Before I start my discussion I would like to state a few things. If I ever build another single shot rifle it will not have a tapered round or tapered octogen barrel on it. If I do it will have a quarter rib at least. I always color case harden the actions of the rifles I build (I build most of the actions that are on my rifles) and the butt plate-grip cap and target bases and rings or scope bocks. Here is where the trouble started revious to these blocks and rings the only brand that I had color cased was; Leupold,Redfield & Browning.This time I used a pair of Ruger rings and target Blocks . The three previous brands are not a high carbon steel and they color beautifully and never break For some reason I figured Ruger would be the same, I guess I should have figured if Ruger used a different screw they would be different with my luck. Again they colored real pretty. While I was breaking the barrel in on the new rifle it started shooting everywhere. Guess what? One of the scope blocks had broken underneath the ring. Yes, I discovered that Ruger rings are high carbon steel. I was so aggravated that I set it up for several years and didn't touch it.. I started back a few weeks ago and as usual I like to make my own parts. So I started making a set of target blocks for a big round heavy tapered barrel..After several hours I had a set of barrel blocks made that were both level on top with the line of bore. But the problem was that the front block was a few thousands lower that the rear one. I started to make a shim that I could form to the shape of the outside barrel contour.
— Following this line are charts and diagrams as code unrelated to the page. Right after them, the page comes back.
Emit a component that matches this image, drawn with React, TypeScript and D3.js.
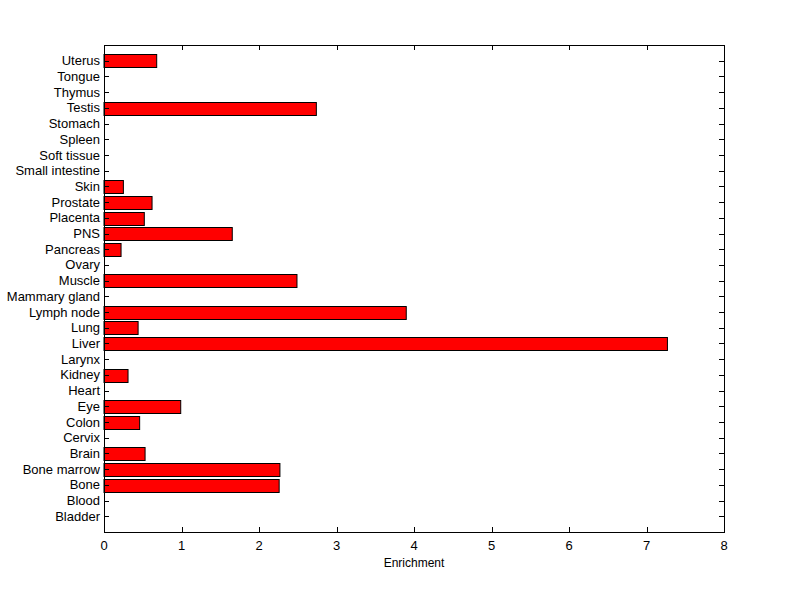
import React from "react";
import * as d3 from "d3";

const categories = ["Bladder","Blood","Bone","Bone marrow","Brain","Cervix","Colon","Eye","Heart","Kidney","Larynx","Liver","Lung","Lymph node","Mammary gland","Muscle","Ovary","Pancreas","PNS","Placenta","Prostate","Skin","Small intestine","Soft tissue","Spleen","Stomach","Testis","Thymus","Tongue","Uterus"];
const values = [0,0,2.26,2.27,0.53,0,0.46,0.99,0,0.31,0,7.27,0.44,3.9,0,2.49,0,0.22,1.655,0.52,0.62,0.25,0,0,0,0,2.74,0,0,0.68];
const xTicks = [0,1,2,3,4,5,6,7,8];

const W = 800, H = 599;
const L = 104, R = 724, T = 45, B = 532;

export default function App() {
  const x = d3.scaleLinear().domain([0, 8]).range([L, R]);
  const step = (B - T) / (categories.length + 1);
  const y = (i: number) => B - step * (i + 1);
  const bh = step * 0.8;
  const font = "Liberation Sans, Arial, sans-serif";
  return (
    <svg width={W} height={H} style={{ position: "absolute", left: 0, top: 0, background: "#fff" }}>
      <rect x={0} y={0} width={W} height={H} fill="#fff" />
      {categories.map((c, i) => {
        const v = values[i];
        return (
          <g key={c}>
            {v > 0 && (
              <rect x={x(0)} y={Math.round(y(i) - bh / 2) + 0.5} width={x(v) - x(0)} height={Math.round(bh)} fill="#ff0000" stroke="#000" strokeWidth={1} />
            )}
            <line x1={L} x2={L + 5} y1={Math.round(y(i)) + 0.5} y2={Math.round(y(i)) + 0.5} stroke="#000" />
            <line x1={R} x2={R - 5} y1={Math.round(y(i)) + 0.5} y2={Math.round(y(i)) + 0.5} stroke="#000" />
            <text x={L - 4} y={y(i)} dy="0.35em" textAnchor="end" fontFamily={font} fontSize={13}>{c}</text>
          </g>
        );
      })}
      {xTicks.map((t) => (
        <g key={t}>
          <line x1={Math.round(x(t)) + 0.5} x2={Math.round(x(t)) + 0.5} y1={B} y2={B - 5} stroke="#000" />
          <line x1={Math.round(x(t)) + 0.5} x2={Math.round(x(t)) + 0.5} y1={T} y2={T + 5} stroke="#000" />
          <text x={x(t)} y={B + 18} textAnchor="middle" fontFamily={font} fontSize={13}>{t}</text>
        </g>
      ))}
      <rect x={L + 0.5} y={T + 0.5} width={R - L} height={B - T} fill="none" stroke="#000" strokeWidth={1} />
      <text x={(L + R) / 2} y={567} textAnchor="middle" fontFamily={font} fontSize={12}>Enrichment</text>
    </svg>
  );
}
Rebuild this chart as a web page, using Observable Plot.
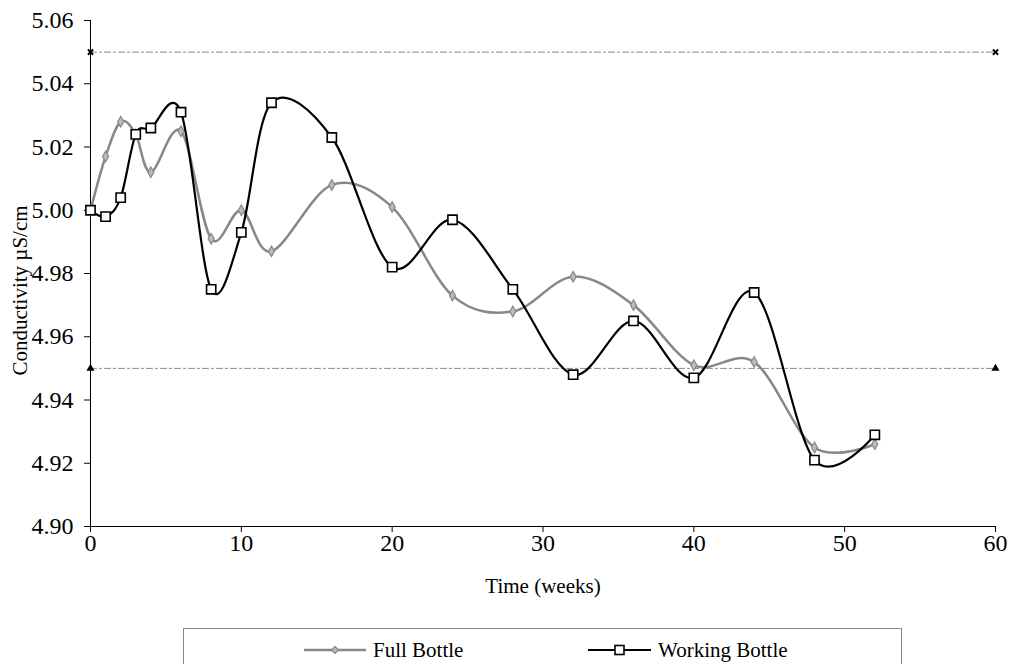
<!DOCTYPE html>
<html>
<head>
<meta charset="utf-8">
<script src="https://cdn.jsdelivr.net/npm/d3@7"></script>
<script src="https://cdn.jsdelivr.net/npm/@observablehq/plot@0.6"></script>
<style>
  body { margin: 0; background: #fff; font-family: "Liberation Serif", "DejaVu Serif", serif; }
  #wrap { position: relative; width: 1010px; height: 664px; overflow: hidden; }
  #legend { position: absolute; left: 183px; top: 628px; width: 719px; height: 60px; border: 1px solid #888; box-sizing: border-box; }
  #chart svg, #chart svg text { font-family: "Liberation Serif", "DejaVu Serif", serif !important; }
</style>
</head>
<body>
<div id="wrap">
  <div id="chart"></div>
  <div id="legend"></div>
</div>
<script>
const fullWeeks = [0, 1, 2, 3, 4, 6, 8, 10, 12, 16, 20, 24, 28, 32, 36, 40, 44, 48, 52];
const fullValues = [5.000, 5.017, 5.028, 5.024, 5.012, 5.025, 4.991, 5.000, 4.987, 5.008, 5.001, 4.973, 4.968, 4.979, 4.970, 4.951, 4.952, 4.925, 4.926];
const workWeeks = [0, 1, 2, 3, 4, 6, 8, 10, 12, 16, 20, 24, 28, 32, 36, 40, 44, 48, 52];
const workValues = [5.000, 4.998, 5.004, 5.024, 5.026, 5.031, 4.975, 4.993, 5.034, 5.023, 4.982, 4.997, 4.975, 4.948, 4.965, 4.947, 4.974, 4.921, 4.929];
const limitUpper = 5.05;
const limitLower = 4.95;
const limitWeeks = [0, 60];
const xTicks = [0, 10, 20, 30, 40, 50, 60];
const yTicks = [4.90, 4.92, 4.94, 4.96, 4.98, 5.00, 5.02, 5.04, 5.06];
const seriesNames = ["Full Bottle", "Working Bottle"];

const full = fullWeeks.map((w, i) => ({week: w, value: fullValues[i]}));
const work = workWeeks.map((w, i) => ({week: w, value: workValues[i]}));
const upper = limitWeeks.map(w => ({week: w, value: limitUpper}));
const lower = limitWeeks.map(w => ({week: w, value: limitLower}));

const font = "Liberation Serif";
const curve = "cardinal";

const chart = Plot.plot({
  width: 1010,
  height: 620,
  marginLeft: 90,
  marginRight: 15,
  marginTop: 20,
  marginBottom: 94,
  style: {fontFamily: font, fontSize: "24px", color: "#000", background: "#fff"},
  x: {domain: [0, 60]},
  y: {domain: [4.90, 5.06]},
  marks: [
    Plot.lineY(upper, {x: "week", y: "value", stroke: "#888", strokeWidth: 1, strokeDasharray: "6,3,2,3"}),
    Plot.lineY(lower, {x: "week", y: "value", stroke: "#888", strokeWidth: 1, strokeDasharray: "6,3,2,3"}),
    Plot.dot(upper, {x: "week", y: "value", symbol: "times", r: 2.5, stroke: "#000", strokeWidth: 1.8}),
    Plot.dot(lower, {x: "week", y: "value", symbol: "triangle", r: 3, fill: "#000", stroke: "none"}),
    Plot.axisY({ticks: yTicks, tickFormat: d => d.toFixed(2), fontSize: 24, fontFamily: font, tickSize: 6, tickPadding: 11, label: null}),
    Plot.axisX({ticks: xTicks, tickFormat: d => String(d), fontSize: 24, fontFamily: font, tickSize: 6, tickPadding: 1, label: null}),
    Plot.ruleX([0], {stroke: "#000", strokeWidth: 1}),
    Plot.ruleY([4.90], {stroke: "#000", strokeWidth: 1}),
    Plot.line(full, {x: "week", y: "value", stroke: "#888", strokeWidth: 2.5, curve, tension: 0}),
    Plot.dot(full, {x: "week", y: "value", symbol: "diamond", r: 3.2, stroke: "#888", fill: "#bbb", strokeWidth: 1.2}),
    Plot.line(work, {x: "week", y: "value", stroke: "#000", strokeWidth: 2.2, curve, tension: 0}),
    Plot.dot(work, {x: "week", y: "value", symbol: "square", r: 5.2, stroke: "#000", fill: "#fff", strokeWidth: 1.6}),
    Plot.text(["Conductivity µS/cm"], {frameAnchor: "left", textAnchor: "middle", rotate: -90, dx: -70, dy: 17, fontSize: 21, fontFamily: font, fill: "#000"}),
    Plot.text(["Time (weeks)"], {frameAnchor: "bottom", dy: 66, fontSize: 21, fontFamily: font, fill: "#000"})
  ]
});
document.getElementById("chart").appendChild(chart);

// Legend
const legend = document.getElementById("legend");
legend.innerHTML = `
<svg width="719" height="40" style="font-family:'${font}';">
  <line x1="120" x2="182" y1="21" y2="21" stroke="#888" stroke-width="2.5"/>
  <path d="M151,17.5 L154.5,21 L151,24.5 L147.5,21 Z" fill="#bbb" stroke="#888" stroke-width="1.2"/>
  <text x="189" y="21" dy="0.35em" font-size="21">${seriesNames[0]}</text>
  <line x1="404" x2="467" y1="21" y2="21" stroke="#000" stroke-width="2.2"/>
  <rect x="431" y="16.5" width="9" height="9" fill="#fff" stroke="#000" stroke-width="1.6"/>
  <text x="474" y="21" dy="0.35em" font-size="21">${seriesNames[1]}</text>
</svg>`;
</script>
</body>
</html>
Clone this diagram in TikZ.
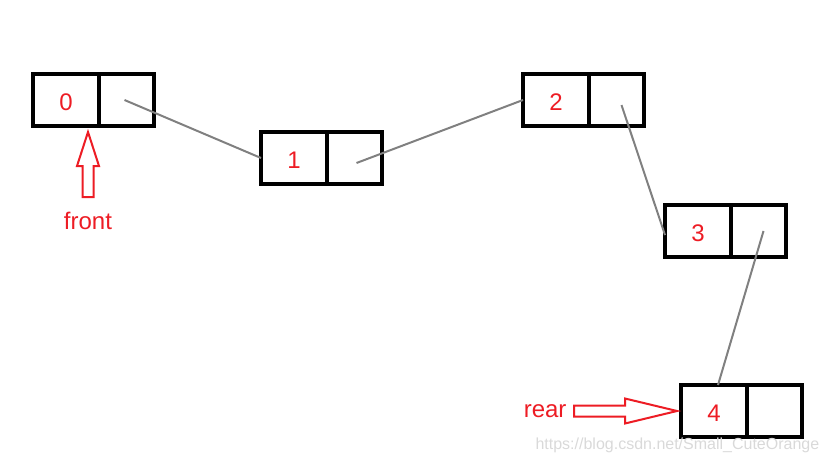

Now here is the gunsmith tip ,there may be plenty out there who have thought of this and I may just be a slow learner gunsmith type person. I had a straight edge and a feeler measuring how thick my shim needed to be. Hey my brain started working. I took that leaf off of the feeler guage set-annealed it-took a small ball peem hammer and some hastily constructed tooling and made a shim the same size of the target block and it fit the barrell perfectly and was precisely the correct thickness. I drilled two holes for the mounting screws to go through and I had a perfect target block. Let me know how many of you thought of using the feeler guage blade that you measured with. They anneal real quick with just air cooling also.
For all of you old timers who ever heard of Mashburn Arms & might be interested in the rest of this. I had three shop made chamber reamers that were built by Mr. Mashburn of Mashburn Arms formerly in Oklahoma City. I was going to build rifles using all of them. The calibers are: .17 Mashburn Bee-.218 Mashburn Bee-.219 Donaldson Wasp. This one is the .219 Donaldson Wasp .Now they are all done.